Urodzony 16 września 1904 roku we wsi Tenczyn, parafia Lubień k. Myślenic w religijnej rodzinie chłopskiej. Ojciec Jan i mama Marianna prowadzali gospodarstwo i uprawiali ziemię. Do szkoły elementarnej uczęszczał w rodzinnej miejscowości, a następnie do gimnazjum w Myślenicach. W 1926 roku wstąpił do Wyższego Seminarium Duchownego w Krakowie. 1 lutego 1931 roku przyjął święcenia kapłańskie. Jego pierwszą placówką duszpasterską była parafia Płoki, gdzie był wikariuszem. Następnie pracował jako wikariusz w parafii Rajcza na Żywiecczyźnie. W 1939 roku wrócił do Płok jako proboszcz tej parafii. Pracował pełen gorliwości i zapału duszpasterskiego. Zwłaszcza interesowała go praca z młodzieżą.



Pomagał materialnie i duchowo biednym, cierpiącym, doświadczonym przez okupację hitlerowską (1939-1945). Po zakończeniu II wojny światowej jego praca nie podobała się komunistom. Chodziło głównie o pracę z młodzieżą, która go lubiła i której poświęcał wiele czasu. Nie podobało się także odważne upominanie się o miejsce Boga i Kościoła w życiu społecznym.

Związek emocjonalny z parafianami i gorliwość duszpasterska płoczczańskiego proboszcza potwierdza prowadzony przez niego "Księga dusz". Był to zeszyt w którym każda rodzina miała swoją kartę. Byli tam umieszczeni zarówno katolicy, a także rodziny innego wyznania (świadkowie Jehowy), a także deklarujący niewiarę. Codziennie w nocy szedł do Kościoła i przed Najświętszym sakramentem polecał pojedynczo każdą rodzinę. Modlitwę za konkretną rodzinę kończył najczęściej odprawiając Drogę Krzyżową.

Kilkakrotnie ostrzegany, że został wydany na niego wyrok śmierci postanowił trwać do końca na swoim duszpasterskim posterunku. Informującemu go o zagrożeniu odpowiedział: Jestem gotów dać życie za moje owce. Nocą z 11 na 12 maja 1946 roku grupa bojówkarzy komunistycznych wykonała wyrok śmierci. Jego ostanie słowa, które wypowiedział wyprowadzany z domu–plebani do pobliskiego lasu, a które słyszeli domownicy to; Ojcze, bądź Twoja wola.

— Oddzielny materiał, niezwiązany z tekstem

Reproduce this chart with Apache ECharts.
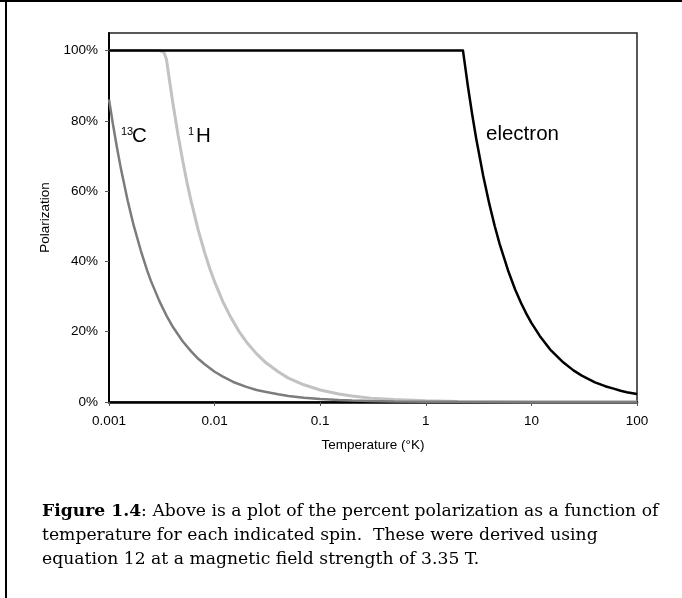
<!DOCTYPE html>
<html>
<head>
<meta charset="utf-8">
<style>
  html, body { margin: 0; padding: 0; background: #fff; }
  #chart { width: 682px; height: 598px; }
</style>
<script src="https://cdn.jsdelivr.net/npm/echarts@6/dist/echarts.min.js"></script>
</head>
<body>
<div id="chart"></div>
<script>
// Temperatures (K) and percent polarization for each spin species
const tempC13 = [0.001, 0.0011, 0.0012, 0.0013, 0.0015, 0.0017, 0.002, 0.0023, 0.0025, 0.003, 0.0035, 0.004, 0.005, 0.006, 0.007, 0.008, 0.01, 0.012, 0.015, 0.02, 0.025, 0.03, 0.04, 0.05, 0.07, 0.1, 0.15, 0.2, 0.3, 0.5, 1, 2, 10, 100];
const polC13  = [86.1, 78.3, 71.8, 66.2, 57.4, 50.6, 43.1, 37.4, 34.4, 28.7, 24.6, 21.5, 17.2, 14.4, 12.3, 10.8, 8.6, 7.2, 5.7, 4.3, 3.4, 2.9, 2.2, 1.7, 1.2, 0.86, 0.57, 0.43, 0.29, 0.17, 0.09, 0.04, 0.01, 0.0];

const tempH1 = [0.001, 0.002, 0.003, 0.0033, 0.0035, 0.0037, 0.004, 0.0045, 0.005, 0.0055, 0.006, 0.007, 0.008, 0.009, 0.01, 0.012, 0.014, 0.017, 0.02, 0.025, 0.03, 0.04, 0.05, 0.07, 0.1, 0.15, 0.2, 0.3, 0.5, 1, 2, 10, 100];
const polH1  = [100, 100, 100, 99.6, 97.5, 92.5, 85.6, 76.1, 68.5, 62.2, 57.1, 48.9, 42.8, 38.0, 34.2, 28.5, 24.5, 20.1, 17.1, 13.7, 11.4, 8.6, 6.8, 4.9, 3.4, 2.3, 1.7, 1.1, 0.68, 0.34, 0.17, 0.03, 0.0];

const tempElectron = [0.001, 0.01, 0.1, 1, 2.25, 2.5, 2.75, 3, 3.5, 4, 4.5, 5, 6, 7, 8, 9, 10, 12, 15, 20, 25, 30, 40, 50, 60, 70, 80, 100];
const polElectron  = [100, 100, 100, 100, 100, 90, 81.8, 75, 64.3, 56.3, 50, 45, 37.5, 32.1, 28.1, 25, 22.5, 18.8, 15, 11.3, 9, 7.5, 5.6, 4.5, 3.8, 3.2, 2.8, 2.25];

const xTickLabels = ['0.001', '0.01', '0.1', '1', '10', '100'];
const yTickLabels = ['0%', '20%', '40%', '60%', '80%', '100%'];

const pairs = (xs, ys) => xs.map((x, i) => [x, ys[i]]);

const axisFont = 'Liberation Sans, Arial, sans-serif';
const captionFont = 'DejaVu Serif, serif';

const chart = echarts.init(document.getElementById('chart'), null, { renderer: 'canvas' });

chart.setOption({
  animation: false,
  backgroundColor: '#ffffff',
  grid: {
    left: 109, right: 45, top: 33, bottom: 196,
    show: true, borderColor: '#222', borderWidth: 1.5, backgroundColor: 'transparent'
  },
  xAxis: {
    type: 'log', logBase: 10, min: 0.001, max: 100,
    name: 'Temperature (°K)', nameLocation: 'middle', nameGap: 36,
    nameTextStyle: { fontFamily: axisFont, fontSize: 13.5, color: '#000' },
    axisLine: { lineStyle: { color: '#000', width: 2.5 } },
    axisTick: { show: true, inside: false, length: 4, lineStyle: { color: '#555', width: 1 } },
    minorTick: { show: false },
    splitLine: { show: false },
    axisLabel: {
      margin: 12, fontFamily: axisFont, fontSize: 13.5, color: '#000',
      formatter: v => xTickLabels[Math.round(Math.log10(v)) + 3]
    }
  },
  yAxis: {
    type: 'value', min: 0, max: 105, interval: 20,
    name: 'Polarization', nameLocation: 'middle', nameGap: 52, nameRotate: 90,
    nameTextStyle: { fontFamily: axisFont, fontSize: 13.5, color: '#000' },
    axisLine: { show: true, lineStyle: { color: '#000', width: 2 } },
    axisTick: { show: true, inside: false, length: 4, lineStyle: { color: '#555', width: 1 } },
    splitLine: { show: false },
    axisLabel: {
      margin: 11, fontFamily: axisFont, fontSize: 13.5, color: '#000',
      showMaxLabel: false,
      formatter: v => (v % 20 === 0 && v <= 100) ? yTickLabels[v / 20] : ''
    }
  },
  series: [
    {
      name: '13C', type: 'line', data: pairs(tempC13, polC13),
      showSymbol: false, lineStyle: { color: '#7c7c7c', width: 2.5 }, z: 2
    },
    {
      name: '1H', type: 'line', data: pairs(tempH1, polH1),
      showSymbol: false, lineStyle: { color: '#c2c2c2', width: 3 }, z: 1
    },
    {
      name: 'electron', type: 'line', data: pairs(tempElectron, polElectron),
      showSymbol: false, lineStyle: { color: '#000', width: 2.5, join: 'round' }, z: 3
    }
  ],
  graphic: [
    // outer frame (top and left edges)
    { type: 'rect', shape: { x: 0, y: 0, width: 682, height: 2 }, style: { fill: '#000' }, silent: true },
    { type: 'rect', shape: { x: 5, y: 0, width: 2, height: 598 }, style: { fill: '#000' }, silent: true },
    // curve labels
    { type: 'text', left: 121, top: 126, style: { text: '13', font: '11px ' + axisFont, fill: '#000' } },
    { type: 'text', left: 132, top: 126, style: { text: 'C', font: '20.5px ' + axisFont, fill: '#000' } },
    { type: 'text', left: 188, top: 126, style: { text: '1', font: '11px ' + axisFont, fill: '#000' } },
    { type: 'text', left: 196, top: 126, style: { text: 'H', font: '20.5px ' + axisFont, fill: '#000' } },
    { type: 'text', left: 486, top: 124, style: { text: 'electron', font: '20.5px ' + axisFont, fill: '#000' } },
    // caption
    { type: 'text', left: 42, top: 503, style: {
        text: '{b|Figure 1.4}: Above is a plot of the percent polarization as a function of',
        font: '17.2px ' + captionFont, fill: '#000',
        rich: { b: { fontWeight: 'bold', fontFamily: captionFont, fontSize: 17.2, fill: '#000' } }
    } },
    { type: 'text', left: 42, top: 527, style: {
        text: 'temperature for each indicated spin.  These were derived using',
        font: '17.2px ' + captionFont, fill: '#000'
    } },
    { type: 'text', left: 42, top: 551, style: {
        text: 'equation 12 at a magnetic field strength of 3.35 T.',
        font: '17.2px ' + captionFont, fill: '#000'
    } }
  ]
});
</script>
</body>
</html>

Po ceremonii pogrzebowej w Płokach, ciało spoczęło w rodzinnym grobie na cmentarzu parafialny w Lubniu k. Myślenic. 29 października 1980 roku doczesne szczątki ks. Rapacza zostały ekshumowane, a 2 listopada przeniesione i złożone w przygotowanym grobie na zewnątrz, z tyłu kościoła parafialnego w Płokach, gdzie spoczywają do dziś.